I asked if all the references to fragments and fragmentation in NCP1 might be taken as a reference to Tolkien’s own way of working. Chris wondered if it was Tolkien’s response to his experience of reading out bits of The Silmarillion to the Inklings and getting less than positive responses. We mentioned the very fragmented nature of The Silmarillion before Christopher’s editing.

Ian went on to speculate on the possibility that Tolkien might have ‘used’ a palantir as a device for looking backwards, as he was dealing with time travel. Angela noted that Gandalf says palantirs can look into the past.

12:18 PM  
Blogger Dr. Lynn Forest-Hill said...

I was interested in the character Jeremy’s brief reference to Elvish Drama, and Angela noted that there is another specific reference to The Drama of the Silver Tree – tantalising references without detail. Julie and Angela remarked that on the same page Tolkien includes a sign for the Great Door (associated by Ramer with fear) and this sign is like a Greek pi with sloping sides – we knew the sun and moon are said to pass through doors in Tsil, or Lost Tales, but this seemed different.

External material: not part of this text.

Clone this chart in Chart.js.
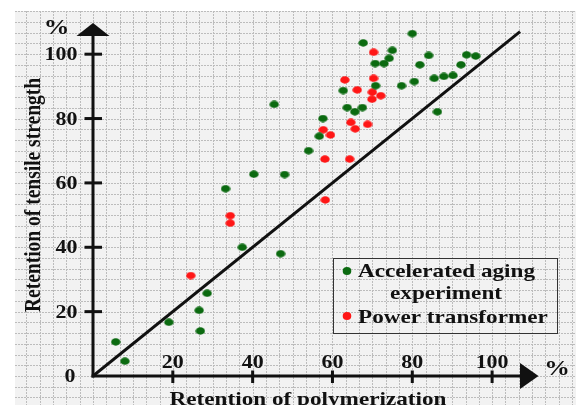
<!DOCTYPE html>
<html>
<head>
<meta charset="utf-8">
<script src="https://cdn.jsdelivr.net/npm/chart.js@4.4.0/dist/chart.umd.min.js"></script>
<style>
  html, body { margin: 0; padding: 0; background: #fff; }
</style>
</head>
<body>
<canvas id="chart" width="576" height="405"></canvas>
<script>
// axis ticks
const X_TICKS = [20, 40, 60, 80, 100];
const Y_TICKS = [20, 40, 60, 80, 100];
const X_MAX = 112;
const Y_MAX = 110;

// Accelerated aging experiment
const agingX = [5.7, 8.0, 19.0, 26.6, 28.6, 26.9, 33.2, 37.4, 40.3, 45.4, 47.0, 48.0, 54.0, 56.7, 57.6, 62.7, 63.7, 65.6, 67.5, 67.7, 70.7, 70.8, 72.9, 74.2, 75.0, 77.3, 80.0, 80.5, 81.9, 84.1, 85.5, 86.3, 87.9, 90.2, 92.2, 93.6, 95.9];
const agingY = [10.6, 4.6, 16.7, 20.4, 25.7, 14.0, 58.2, 40.0, 62.7, 84.4, 38.0, 62.6, 70.0, 74.5, 80.0, 88.7, 83.4, 82.1, 83.4, 103.5, 97.1, 90.2, 97.1, 98.7, 101.2, 90.2, 106.4, 91.5, 96.7, 99.6, 92.5, 82.1, 93.1, 93.4, 96.7, 99.8, 99.4];

// Power transformer
const transformerX = [24.5, 34.4, 34.4, 57.7, 58.1, 58.2, 59.5, 63.1, 64.3, 64.6, 65.7, 66.2, 68.8, 69.9, 70.0, 70.3, 70.3, 72.1];
const transformerY = [31.2, 49.8, 47.5, 76.5, 67.4, 54.7, 74.9, 92.0, 67.4, 78.8, 76.8, 88.9, 78.2, 86.0, 88.2, 92.5, 100.6, 87.1];

// y = x reference line
const lineX = [0, 107];
const lineY = [0, 107];

const GREEN = "#0b6a10";
const RED = "#ff1616";
const INK = "#111";
const SX = 1.22; // the picture is a bit wider than tall
const FONT = '"Liberation Serif", "Times New Roman", serif';

function pts(xs, ys) {
    return xs.map((v, i) => ({ x: v, y: ys[i] }));
}

// small ellipse used as point style
function dot(color, w, h) {
    let c = document.createElement("canvas");
    c.width = w;
    c.height = h;
    let g = c.getContext("2d");
    g.fillStyle = color;
    g.beginPath();
    g.ellipse(w / 2, h / 2, w / 2 - 0.3, h / 2 - 0.3, 0, 0, Math.PI * 2);
    g.fill();
    return c;
}

function text(ctx, str, x, y, size, align, rot) {
    ctx.save();
    ctx.translate(x, y);
    ctx.scale(SX, 1);
    if (rot) ctx.rotate(rot);
    ctx.font = "bold " + size + "px " + FONT;
    ctx.textAlign = align;
    ctx.textBaseline = "alphabetic";
    ctx.fillStyle = INK;
    ctx.fillText(str, 0, 0);
    ctx.restore();
}

function seg(ctx, x1, y1, x2, y2) {
    ctx.beginPath();
    ctx.moveTo(x1, y1);
    ctx.lineTo(x2, y2);
    ctx.stroke();
}

const decor = {
    id: "decor",
    beforeDraw(chart) {
        let ctx = chart.ctx;
        let x = chart.scales.x, y = chart.scales.y;
        ctx.save();
        ctx.fillStyle = "#fff";
        ctx.fillRect(0, 0, 576, 405);
        ctx.fillStyle = "#f2f2f2";
        ctx.fillRect(15, 11, 561, 394);
        ctx.strokeStyle = "#bcbcbc";
        ctx.lineWidth = 1;
        ctx.setLineDash([2, 1]);
        let step = 10 / 3;
        for (let k = -8; k <= 40; k++) {
            let px = Math.round(x.getPixelForValue(k * step)) + 0.5;
            if (px > 15 && px < 576) seg(ctx, px, 11, px, 405);
            let py = Math.round(y.getPixelForValue(k * step)) + 0.5;
            if (py > 11 && py < 405) seg(ctx, 15, py, 576, py);
        }
        ctx.restore();
    },
    afterDatasetsDraw(chart) {
        let ctx = chart.ctx;
        let x = chart.scales.x, y = chart.scales.y;
        let ox = x.getPixelForValue(0), oy = y.getPixelForValue(0);
        ctx.save();
        ctx.strokeStyle = INK;
        ctx.fillStyle = INK;
        ctx.lineWidth = 3;
        ctx.lineCap = "butt";

        // axes
        seg(ctx, ox - 1.5, oy, 524, oy);
        seg(ctx, ox, oy + 1.5, ox, 34);

        // arrow heads
        ctx.beginPath();
        ctx.moveTo(538.5, oy);
        ctx.lineTo(520, oy - 13);
        ctx.lineTo(520, oy + 13);
        ctx.closePath();
        ctx.fill();
        ctx.beginPath();
        ctx.moveTo(ox, 23);
        ctx.lineTo(ox - 16.5, 36);
        ctx.lineTo(ox + 16.5, 36);
        ctx.closePath();
        ctx.fill();

        // ticks and labels
        X_TICKS.forEach(v => {
            let px = x.getPixelForValue(v);
            seg(ctx, px, oy - 5.5, px, oy + 7);
            text(ctx, String(v), px, 367.5, 18, "center");
        });
        Y_TICKS.forEach(v => {
            let py = y.getPixelForValue(v);
            seg(ctx, ox - 8.5, py, ox + 9, py);
            text(ctx, String(v), 77.5, py + 6, 18, "right");
        });
        text(ctx, "0", 75.5, oy + 6, 18, "right");

        // units and titles
        text(ctx, "%", 56.5, 33.5, 21, "center");
        text(ctx, "%", 557, 374.5, 21, "center");
        text(ctx, "Retention of tensile strength", 40, 195, 19.5, "center", -Math.PI / 2);
        text(ctx, "Retention of polymerization", 308, 404.5, 19, "center");

        // legend
        ctx.lineWidth = 1;
        ctx.strokeStyle = "#333";
        ctx.strokeRect(333.5, 258.5, 224, 75);
        let d = chart.data.datasets;
        ctx.fillStyle = d[0].backgroundColor;
        ctx.beginPath();
        ctx.ellipse(347, 271, 4.3, 3.9, 0, 0, Math.PI * 2);
        ctx.fill();
        ctx.fillStyle = d[1].backgroundColor;
        ctx.beginPath();
        ctx.ellipse(347, 316, 4.3, 3.9, 0, 0, Math.PI * 2);
        ctx.fill();
        text(ctx, "Accelerated aging", 358, 277, 19, "left");
        text(ctx, "experiment", 446, 298.5, 19, "center");
        text(ctx, "Power transformer", 358, 322.5, 19, "left");
        ctx.restore();
    }
};

new Chart(document.getElementById("chart"), {
    type: "scatter",
    data: {
        datasets: [
            {
                label: "Accelerated aging experiment",
                data: pts(agingX, agingY),
                backgroundColor: GREEN,
                pointStyle: dot(GREEN, 10, 8),
                pointRadius: 5
            },
            {
                label: "Power transformer",
                data: pts(transformerX, transformerY),
                backgroundColor: RED,
                pointStyle: dot(RED, 10, 8),
                pointRadius: 5
            },
            {
                type: "line",
                label: "y = x",
                data: pts(lineX, lineY),
                borderColor: INK,
                borderWidth: 3,
                pointRadius: 0,
                fill: false
            }
        ]
    },
    options: {
        responsive: false,
        animation: false,
        events: [],
        layout: { padding: { left: 93, right: 36, top: 22, bottom: 29 } },
        scales: {
            x: { type: "linear", min: 0, max: X_MAX, display: false },
            y: { type: "linear", min: 0, max: Y_MAX, display: false }
        },
        plugins: {
            legend: { display: false },
            tooltip: { enabled: false }
        }
    },
    plugins: [decor]
});
</script>
</body>
</html>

Mike noticed that at the start of NCP2 there is reference to a ‘torn sheet’ of paper, and wondered why Tolkien emphasises the fragmentary nature of the NCPs. He wondered if it was preparing the way for ‘finding’ LotR in a similarly fragmentary state. Ian thought it controlled acceptance of the story – this is all there is, don’t ask what isn’t there. It was also a known device in storytelling as well as being accurate in reality as many medieval and older documents are found in a fragmentary state. Chris observed that Christopher Tolkien had put together the real fragments of his father’s works. I mentioned CT’s footnote that shows the relationship between ms A and ms B of the NCP1 in which Tolkien in 1945 wrote of ‘old C.R. Tolkien’s little books of memoirs … though besides Jeremy only Ramer and Dolbear bothered with Tolkien pére and all the elvish stuff.’

Julie thought this looking forward was creepy. It certainly makes NCP a weird experience to read!

Nevertheless, we agreed to go on to read NCP2 up to the end of evening 69. This includes little bits of Anglo-Saxon to get us limbered up for the big bits!